Wednesday, March 25, 2009

Good find of the week: Hark I Hear the Harps Eternal - the Parker version

I admit I did not just find this song this week. The touring chamber choir I sang with as an undergraduate sang this piece one of the years I was in the group, and I loved it then. But it had totally slipped to the recesses of my mind until this week at the first rehearsal for my community choir's spring concert, where it appeared in the stack of sheet music I was handed as I walked in the door.

"Hark I Hear the Harps Eternal" is a shape-note hymn. In mid-eighteenth century America, shape-note singing originated out of a desire to assist people who were largely musically illiterate in singing music on sight. The basic idea was to give people a visual cue as to the note of the scale they were singing (based on four-syllable solfege):


Shape-note singing sessions still exist around this country, many of which work out of the Sacred Harp tradition.

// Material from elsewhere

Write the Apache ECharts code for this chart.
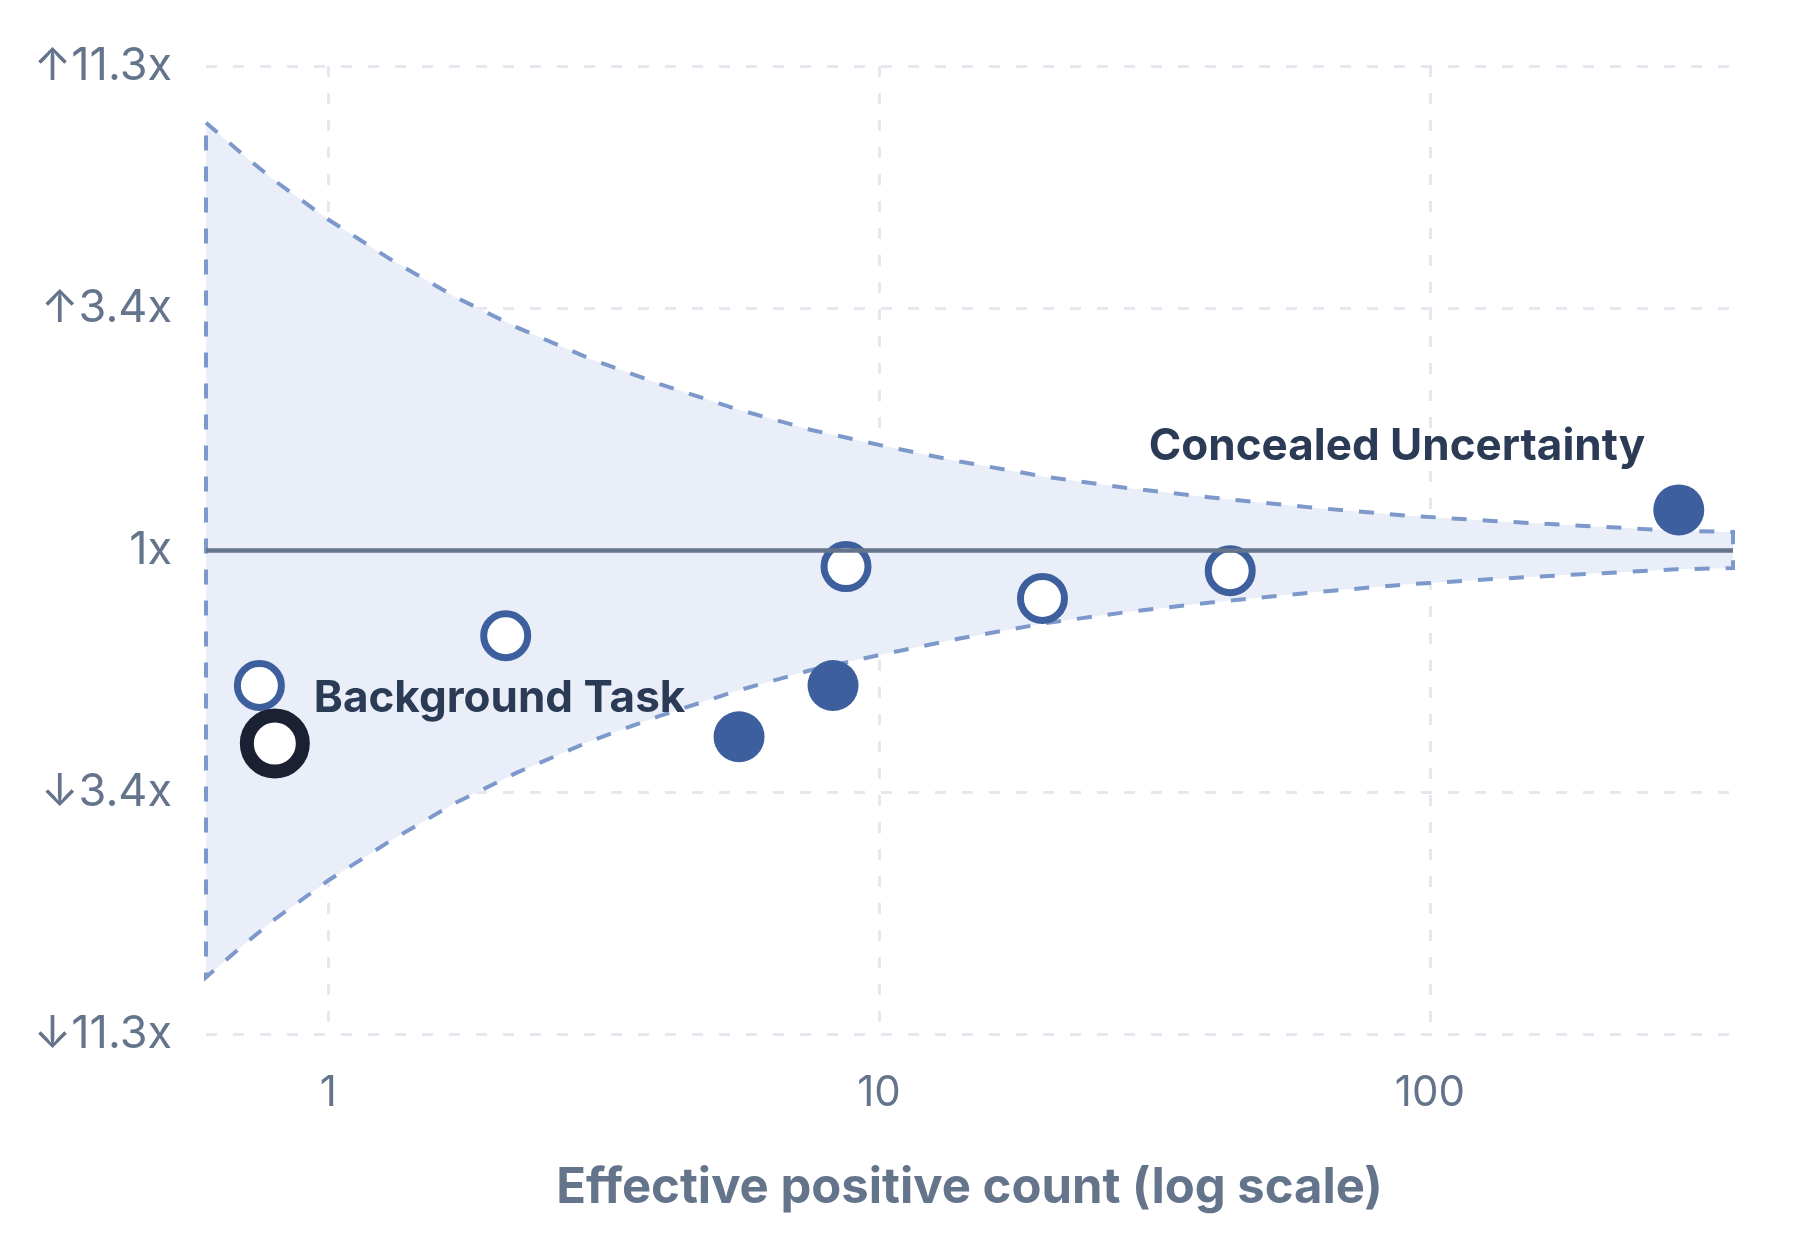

The rousing arrangement of "Hark I Hear the Harps Eternal" I sang years ago and will be spending the next few Monday nights singing is by choral music legend, Alice Parker. Here is an excerpt--I couldn't find a YouTube recording with the audio clarity I wanted so that you would be able to hear the crisp articulation of the lower voices. I love the rhythms Parker uses--it takes the song to a whole new level.



This recording is by the San Francisco Symphony Chorus under the direction of Vance George from the CD, 1900-2000--a Choral Journey through the 20th Century.

2 comments:

majesticmoose said...

Do you have the Custer Larue version with the Baltimore concert? Very different, but I like it a lot.

Christina said...

I would have expected it to be on The True Lover's Farewell (Appalachian Folk Ballads), even though it's a hymn, not a ballad. But no, I don't appear to have that one. I haven't picked up their latest recordings for some reason--now I have a reason to!

But--does LaRue sing it slowly? That's the one thing I can't stand.